Ma che il Capitano puntasse comunque a dare un segnale ai suoi si era capito già prima della vigilia del raduno. Quando nella scaletta, oltre agli interventi del segretario federale, del ministro Valditara e del vice Vannacci, era comparso quello di un altro vice, il segretario lighista Alberto Stefani. Il nome in pole, almeno a via Bellerio, per succedere a Luca Zaia, che sul pratone arriverà oggi, insieme agli altri governatori. Ed ecco che dopo aver incassato l’ok del “Doge”, ieri il nome di Stefani ha ricevuto pure l’imprimatur, pubblico, di Salvini. «Prima di me ha parlato un ragazzo di 32 anni. Noi non imponiamo niente a nessuno – premette il vicepremier – ma spero che l’anno prossimo venga con la maglietta di San Marco a salutare il popolo di Pontida. Sarebbe il governatore più giovane d’Italia». Niente Mario Conte (sindaco di Treviso), niente assessori uscenti zaiani: il Carroccio punta – ufficialmente – su Stefani. E il fatto che Salvini lo formalizzi a Pontida, a sentire le voci che corrono nella Lega, fornisce più di un indizio. Potrebbe essere, in altre parole, il segnale che gli alleati siano disposti a cedere finalmente ai desiderata del Carroccio. O almeno è questa la convinzione che circola sotto il tendone di Pontida, dove già il giovane segretario lighista è acclamato come governatore in pectore. Perché se dal tavolo romano del centrodestra fossero arrivate previsioni più fosche, per la Lega, forse il vicepremier non si sarebbe sbilanciato, lanciando quello che qualcuno interpreta come un piccolo sgambetto agli alleati.

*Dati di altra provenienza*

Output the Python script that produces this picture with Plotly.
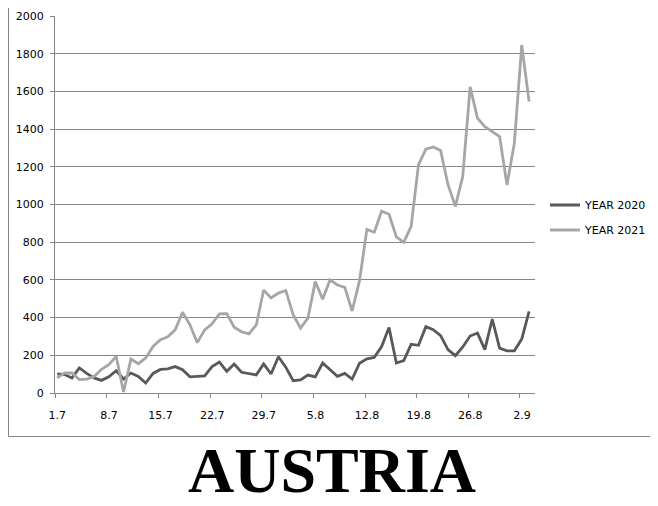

«Speriamo di rivederlo qui per l’ultima volta come parlamentare», ci scherzano su pure gli organizzatori della festa. Lui, intanto, si guarda bene dal commentare. E sul palco si guarda bene dall’entrare nelle beghe venete. No, meglio concentrarsi su Charlie Kirk: «Chi difende chi ha ammazzato un giovane di 31 anni padre di due figli non merita di parlare», scandisce Stefani, camicia bianca e piglio già istituzionale.

LA CONTROPARTITA

E con la Lombardia, che si fa? Sul Pratone di “scambi” col Veneto nessuno vuol sentir parlare. «In Lombardia si vota nel 2028, perché parlarne adesso?», risponde Alessandro Verri, 30 anni, capogruppo della Lega a Milano. E se il Pirellone fosse “ceduto” a FdI, in cambio della riconferma in Veneto? «Mi fido di quello che deciderà il partito», risponde diplomatico. Più diretti i militanti che affollano il tendone, parecchi dei quali in maglietta verde simbolo di stagioni passate («Padania libera», si legge, anche se tanti altri indossano la t-shirt dedicata a Kirk). «La Lombardia? È la regione più importante d’Italia, con dieci milioni di abitanti. Ed è ben governata dalla Lega. Perché cambiare?», si domanda Mario, che a Pontida viene dal ‘92. Oggi firmerà la carta per la Lombardia presentata dal capogruppo in Senato (e segretario lombardo) Massimiliano Romeo. Una lista di richieste e priorità che richiamano stagioni passate: dagli stipendi differenziati a seconda del costo della vita a più margini di manovra per le regioni sui propri capitoli di spesa, fino a una legge per poteri speciali a Milano, sul modello di Roma. Un modo per tenere buona la vecchia anima nordista, che a Pontida è ancora presente, in attesa che entri a regime l’autonomia differenziata. «Se non ci riesce questo governo, non ci riusciamo più», sospira un altro militante lombardo. Nel frattempo, ci si consola per il Veneto difeso dalle pretese dei meloniani. O almeno, così si spera.